At 15 months old Amalia had her palate repaired with Dr. Adetayo, another surgery not long after to relieve her tongue tie. “We were really just starting the cleft palate services,” Lisa says, but with the help of the center, they were all right here in the region. “They are constantly checking in, making sure she is well. They have all been very accessible.”
Now Amalia does an annual clinical visit with her team of doctors at the center. She has just finished being evaluated by a speech therapist there who is working with Amalia’s preschool to ensure they are bridging what she is learning in both places.
Today, at four-and-a-half years old, Amalia is “catching up,” Lisa says, adding that her youngest’s focus now is on speech and, of course, following around her big sister.
Trusting your gut
While Amalia’s journey started more than four years ago, another young one’s journey is still at its start. It’s 9pm on a Thursday night in June, and Colonie residents Mario Schiavone and Tanya McSherry are on their way to Boston for pre-op for a late June surgery. Their son Vincenzo, just 22 months old, is resting in the back seat.

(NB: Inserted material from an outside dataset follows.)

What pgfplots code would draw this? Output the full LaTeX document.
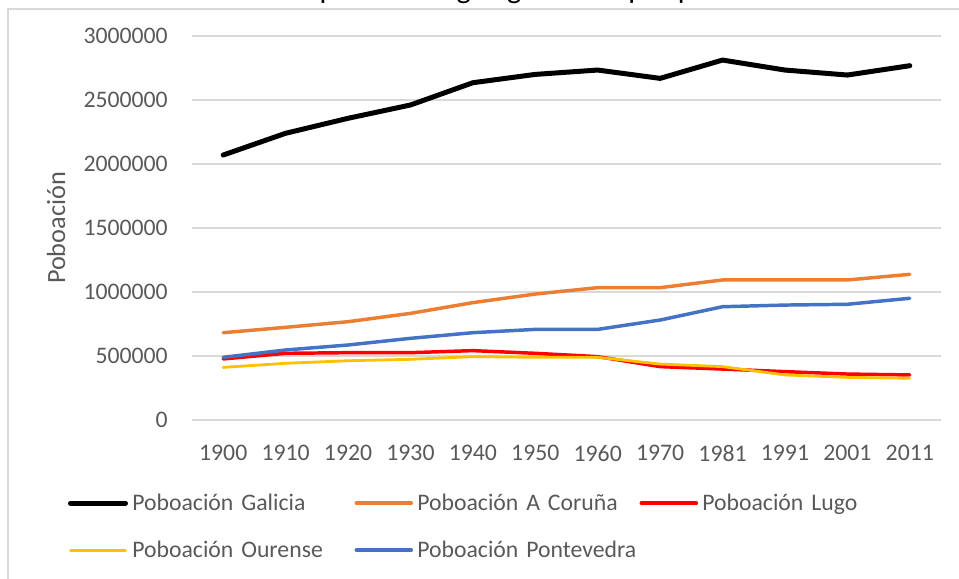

“We knew after our 20-week ultrasound that he had a bilateral cleft lip,” Tanya says. “We later had a fetal MRI done where they diagnosed his cleft palate.”
Vincenzo was born at Albany Med, staying only a week in the NICU for feeding issues. The hospital was a familiar space for the couple (in fact, their relationship began over a grilled cheese in the hospital’s cafeteria—Tanya a nurse and Mario then a security sergeant). But fast forward to today and they have been navigating a journey they didn’t anticipate, taking it head on with the most positive of attitudes. “When you’re standing behind your loved one, you just be the best parent you can be and do everything you need to do for them,” Mario says. Vincenzo had his first surgery at just five-and-a-half months, a lip adhesion procedure. At 13 months, he had his palate done. Both were handled at Albany Med with Dr. Adetayo. “Two surgeries with her and I said, ‘I really want to thank you because you are basically doing a miracle on our son,’” Mario recalls, adding that like any Italian he felt compelled to hug her. She happily obliged. “You feel like you have a friend in the operating room.”
Since then, Vincenzo has been learning away, working on sign language, making up games, just being a toddler. And yet his life is quite a bit more packed than the average tot. “We see his pediatrician more than average, but just for weight checks to make sure he’s growing,” Tanya says. Like Amalia, Vincenzo sees specialists to ensure he leads the best life possible.
While Boston wasn’t originally part of their plan, it is a path they felt they needed to take for the next step in their son’s journey.
Finding the support and building awareness
That’s just it about this journey for families of children with cleft palate or lip. It is all about trust. Trust in themselves to make the best decisions possible for their children. Trust in their doctors to always provide the best care. Trust even in their employers to allow them that time to take care of their little ones.
“One of the things that surprised me is that everyone we know seems to know someone who has had [cleft palate or lip],” Tanya says. “It’s a lot more common than the average person would realize.”
July is cleft and craniofacial awareness month. Dr. Adetayo says that when the center opened there were less than 40 patients in the system. Last year, nearly 3,000 outpatient visits were made, not including specialty areas like genetics, psychology and neurosurgery. “The need is there.”
And with funding from community members committed to the cause, like Lisa and Robert Moser of Saratoga Springs who last year donated $2.5 million to the center, the resources for these children will be here in the region to stay.
“Some issues like this, many people don’t think exist here,” Dr. Adetayo says. “But the one thing we are trying to do is create cleft and craniofacial awareness.